The European Central Bank's formal endorsement of centralised crypto oversight threatens the licensing arbitrage that has made Ireland, Luxembourg and Malta the preferred jurisdictions for exchanges seeking the easiest path to MiCA compliance.
The European Central Bank has formally endorsed a European Commission proposal to transfer supervision of the bloc's largest cryptocurrency firms from national regulators to the European Securities and Markets Authority — a move that would end the regime-shopping that has made Ireland, Luxembourg and Malta the preferred licensing destinations for exchanges seeking the path of least regulatory resistance.
In Opinion CON/2026/13, adopted on 9 April, the ECB said it "fully supports" the Commission's push for deeper capital-market integration and centralised financial supervision. Under the current framework established by the Markets in Crypto-Assets Regulation — MiCA, which became fully enforceable in December 2024 — crypto-asset service providers obtain authorisation from their home member state and passport it across the EU. The Commission's proposal, unveiled in December 2025 as part of a broader capital markets package, would give ESMA direct supervisory authority over the largest cross-border firms for the first time.
The political implications are immediate. MiCA's national-licensing model was supposed to create a harmonised rulebook, but in practice it has produced a fragmented patchwork. Firms have clustered in jurisdictions that process applications quickly and interpret rules permissively. Malta styled itself as "Blockchain Island" long before MiCA existed; Luxembourg and Ireland have attracted registrations from some of the industry's largest platforms. Austria granted KuCoin a MiCA licence in November 2025, only to see its financial regulator ban the exchange from onboarding new customers three months later after discovering it lacked basic anti-money-laundering staff. The episode became a case study in why home-state supervision of borderless digital businesses produces uneven outcomes.
The Commission's proposal would replace that model — at least for the biggest operators — with a single Paris-based supervisor. ESMA would gain direct oversight of crypto-asset service providers above certain systemic thresholds, stablecoin issuers, and exchanges operating large-scale settlement infrastructure. Platforms such as Binance and OKX, which operate across multiple EU member states through passported licences, would fall under one set of inspections, enforcement standards and penalty structures rather than 27 different interpretations of the same rulebook.
The ECB's opinion goes further than simple endorsement. It requested non-voting membership on ESMA's new Executive Board for discussions concerning crypto-asset service providers, central counterparties and central securities depositories — a demand for a seat at the table that reflects the central bank's growing concern about the intersection of digital assets and monetary stability. The ECB also called for direct data access to crypto firms and for risk-sensitive own-funds requirements, signalling that it views the supervision question through a prudential lens as much as a market-conduct one.
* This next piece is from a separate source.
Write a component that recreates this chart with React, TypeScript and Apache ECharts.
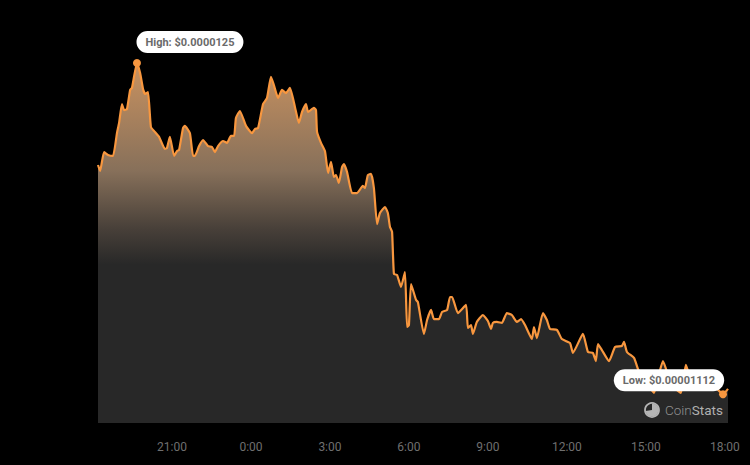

Not every member state is enthusiastic. Ireland, Luxembourg and Malta — the three countries that have benefited most from MiCA's national-licensing arbitrage — have resisted the proposal. Their objection is partly economic; hosting crypto firms means hosting their compliance teams, legal advisers and tax contributions. But the resistance also reflects a genuine philosophical disagreement about whether pan-European regulation should mean pan-European supervision, or whether national regulators remain better placed to understand the firms operating within their borders.
The ECB warned that ESMA would need "enough staff, funding, and enforcement powers" to take on the expanded role and that the handover from national authorities should be phased carefully to avoid disruption. That caveat matters. ESMA's existing resources are stretched across an expanding mandate that already includes direct supervision of certain benchmarks, securitisation repositories and, under MiCA, certain critical stablecoins. Adding the bloc's largest crypto exchanges to that list requires more than a legal mandate; it requires money, people and operational capacity that ESMA doesn't yet have.
The opinion is required under EU law but doesn't bind legislators. The proposal now moves to negotiations between member states in the Council and the European Parliament, where the timeline is uncertain and the lobbying intense. Britain's own approach to crypto regulation, unveiled the same week, offers a contrasting model — a single national regulator with bespoke rules for a market that no longer answers to Brussels. For the EU, the question is simpler in principle and harder in practice: whether 27 countries can agree to supervise a borderless industry from a single office.
The MiCA transitional periods expired in Q1 2026, meaning the current supervisory model is already the live framework — and the one the Commission wants to replace.